Ela lembra que as contribuições esperadas dizem respeito à possibilidade de identificação das redes de ensino mais e menos eficazes, assim como quais são os fatores associados a tal eficácia e o quanto impactam na proficiência dos alunos: escolares e extraescolares.

Anomalias nas despesas públicas

A terceira plataforma que está sendo criada diz respeito ao uso de IA para identificar anomalias nas despesas públicas. Esse subprojeto desenvolverá modelos para análise preditiva das despesas municipais e detecção de outliers (dados que se diferenciam drasticamente de todos os outros) em remuneração de servidores ou informações contábeis. O foco é disponibilizar para o Tribunal de Contas do Estado de São Paulo ferramentas e análises que aumentem a produtividade e a eficácia dos agentes de fiscalização, melhorando o controle e, consequentemente, a gestão dos recursos públicos.

Cuminato explicou que o convênio nasceu depois que um dos pesquisadores do CeMEAI, o professor Krerley Irraciel Martins Oliveira, da Universidade Federal de Alagoas (Ufal), desenvolveu um sistema de detecção e correção de endereços para envio de cobranças do Tribunal de Justiça de Alagoas.

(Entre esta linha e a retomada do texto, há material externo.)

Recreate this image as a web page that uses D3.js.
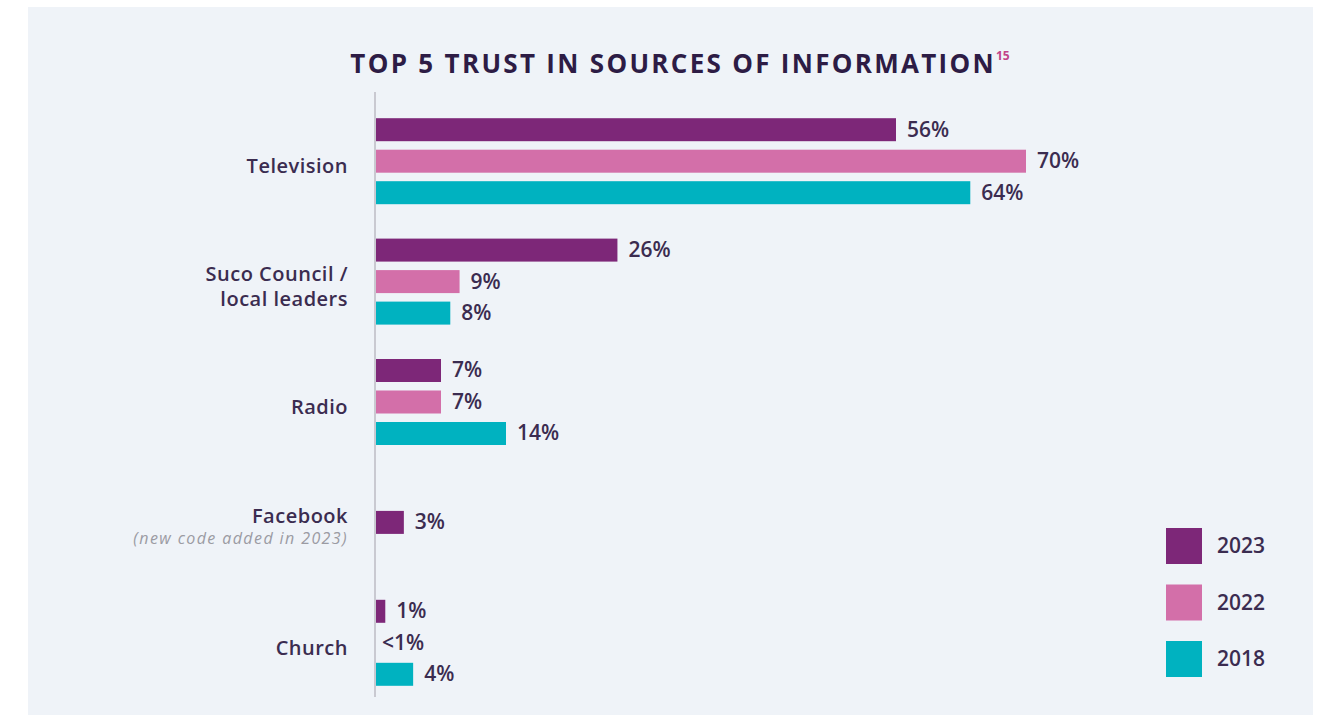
<!DOCTYPE html>
<html>
<head>
<meta charset="utf-8">
<script src="https://cdn.jsdelivr.net/npm/d3@7"></script>
<style>
  html, body { margin: 0; padding: 0; background: #ffffff; }
  svg { display: block; }
</style>
</head>
<body>
<svg id="chart" width="1319" height="715"></svg>
<script>
// Trust in sources of information, share of respondents (%)
const categories = ["Television", "Suco Council / local leaders", "Radio", "Facebook", "Church"];
const categoryLines = [["Television"], ["Suco Council /", "local leaders"], ["Radio"], ["Facebook"], ["Church"]];
const categoryNotes = ["", "", "", "(new code added in 2023)", ""];
const years = ["2023", "2022", "2018"];
const values2023 = [56, 26, 7, 3, 1];
const values2022 = [70, 9, 7, null, 0];
const values2018 = [64, 8, 14, null, 4];
const labels2022 = ["70%", "9%", "7%", null, "<1%"];
const colors = ["#7d2778", "#d36fa9", "#00b2c0"];

const seriesValues = [values2023, values2022, values2018];
const seriesLabels = [
  values2023.map(v => v == null ? null : v + "%"),
  labels2022,
  values2018.map(v => v == null ? null : v + "%")
];

const svg = d3.select("#chart");
const textColor = "#3b2c50";
const font = "'Open Sans', 'Noto Sans', sans-serif";

// panel background
svg.append("rect")
  .attr("x", 28).attr("y", 7).attr("width", 1285).attr("height", 708)
  .attr("fill", "#eff3f8");

// title
const title = svg.append("text")
  .attr("x", 680).attr("y", 73)
  .attr("text-anchor", "middle")
  .attr("font-family", font).attr("font-weight", 700)
  .attr("font-size", 26).attr("letter-spacing", 2.3)
  .attr("fill", "#2d1c45");
title.append("tspan").text("TOP 5 TRUST IN SOURCES OF INFORMATION");
title.append("tspan")
  .attr("dy", -13).attr("dx", 0)
  .attr("font-size", 12).attr("letter-spacing", 0)
  .attr("fill", "#c2448a")
  .text("15");

// scales
const x = d3.scaleLinear().domain([0, 70]).range([376, 1026]);
const y0 = d3.scaleBand().domain(categories).range([101, 703]).paddingInner(0);
const y1 = d3.scaleBand().domain(years).range([0, 86]).paddingInner(0.27);
const bw = y1.bandwidth();

// build bar records; groups with a single series keep it centred
const bars = [];
categories.forEach((c, i) => {
  const present = years.filter((yr, s) => seriesValues[s][i] != null);
  const first = y1(present[0]);
  const last = y1(present[present.length - 1]) + bw;
  const offset = y0(c) + y0.bandwidth() / 2 - (first + last) / 2;
  years.forEach((yr, s) => {
    const v = seriesValues[s][i];
    if (v == null) return;
    bars.push({ cat: c, year: yr, value: v, label: seriesLabels[s][i], color: colors[s], y: offset + y1(yr) });
  });
});

svg.append("g").selectAll("rect")
  .data(bars.filter(d => d.value > 0))
  .join("rect")
  .attr("x", x(0))
  .attr("y", d => d.y)
  .attr("width", d => x(d.value) - x(0))
  .attr("height", bw)
  .attr("fill", d => d.color);

svg.append("g").selectAll("text")
  .data(bars)
  .join("text")
  .attr("x", d => x(d.value) + (d.value > 0 ? 11 : 6))
  .attr("y", d => d.y + bw / 2)
  .attr("dy", "0.33em")
  .attr("font-family", font).attr("font-weight", 600)
  .attr("font-size", 21)
  .attr("fill", textColor)
  .text(d => d.label);

// vertical axis line
svg.append("line")
  .attr("x1", 375).attr("x2", 375)
  .attr("y1", 92).attr("y2", 697)
  .attr("stroke", "#c9c9d1").attr("stroke-width", 2);

// category labels
const catG = svg.append("g");
categories.forEach((c, i) => {
  const lines = categoryLines[i];
  const cy = y0(c) + y0.bandwidth() / 2 + 5;
  const lh = 25;
  const note = categoryNotes[i];
  const total = lines.length + (note ? 0.9 : 0);
  const startY = cy - (total - 1) * lh / 2;
  const t = catG.append("text")
    .attr("text-anchor", "end")
    .attr("font-family", font).attr("font-weight", 600)
    .attr("font-size", 20).attr("letter-spacing", 0.5)
    .attr("fill", textColor);
  lines.forEach((ln, j) => {
    t.append("tspan")
      .attr("x", 348).attr("y", startY + j * lh)
      .attr("dy", "0.35em")
      .text(ln);
  });
  if (note) {
    catG.append("text")
      .attr("x", 348).attr("y", startY + lines.length * lh - 3)
      .attr("dy", "0.35em")
      .attr("text-anchor", "end")
      .attr("font-family", font).attr("font-style", "italic")
      .attr("font-size", 16).attr("letter-spacing", 1.4)
      .attr("fill", "#9b9ba3")
      .text(note);
  }
});

// legend
const legend = svg.append("g").attr("transform", "translate(1166,528)");
const lg = legend.selectAll("g")
  .data(years)
  .join("g")
  .attr("transform", (d, i) => `translate(0,${i * 56.5})`);
lg.append("rect")
  .attr("width", 36).attr("height", 36)
  .attr("fill", (d, i) => colors[i]);
lg.append("text")
  .attr("x", 51).attr("y", 18).attr("dy", "0.35em")
  .attr("font-family", font).attr("font-weight", 600)
  .attr("font-size", 21)
  .attr("fill", textColor)
  .text(d => d);
</script>
</body>
</html>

“Esse sistema evita que sejam encaminhadas correspondências judiciais para endereços inexistentes, economizando, assim, as despesas de envio e que não resultariam em notificação efetiva. Imaginamos que esse sistema poderia ser adaptado/readequado para potenciais necessidades do TCESP. Em contato com os técnicos do órgão, foram identificados outros problemas que poderíamos contribuir com soluções matemáticas e inteligentes e chegamos a esses três subprojetos inicialmente. Como enunciado nos objetivos do CeMEAI, procuramos transferir as tecnologias das ciências matemáticas para o setor produtivo ou instituições governamentais prestadoras de serviços, como é o caso do TCESP. O uso de inteligência artificial e processamento de linguagem natural nas áreas de ciências humanas é um fato concreto em várias aplicações. No caso do Tribunal, um sistema dessa natureza pode auxiliar os técnicos a detectar eventuais processos de compliance com desvios de conduta e que merecem maior atenção, bem como o estudo do desempenho das escolas do ensino público deve contribuir para a avaliação da efetividade de investimentos na melhoria do ensino praticado”, disse.

“O CeMEAI espera desenvolver sistemas de controle e avaliação para o órgão que venham a ser efetivamente utilizados pelos seus técnicos e que aumentem a efetividade da fiscalização do Tribunal de Contas do Estado de São Paulo e, consequentemente, a visão dos resultados dos investimentos realizados pelos operadores do sistema”, concluiu Cuminato.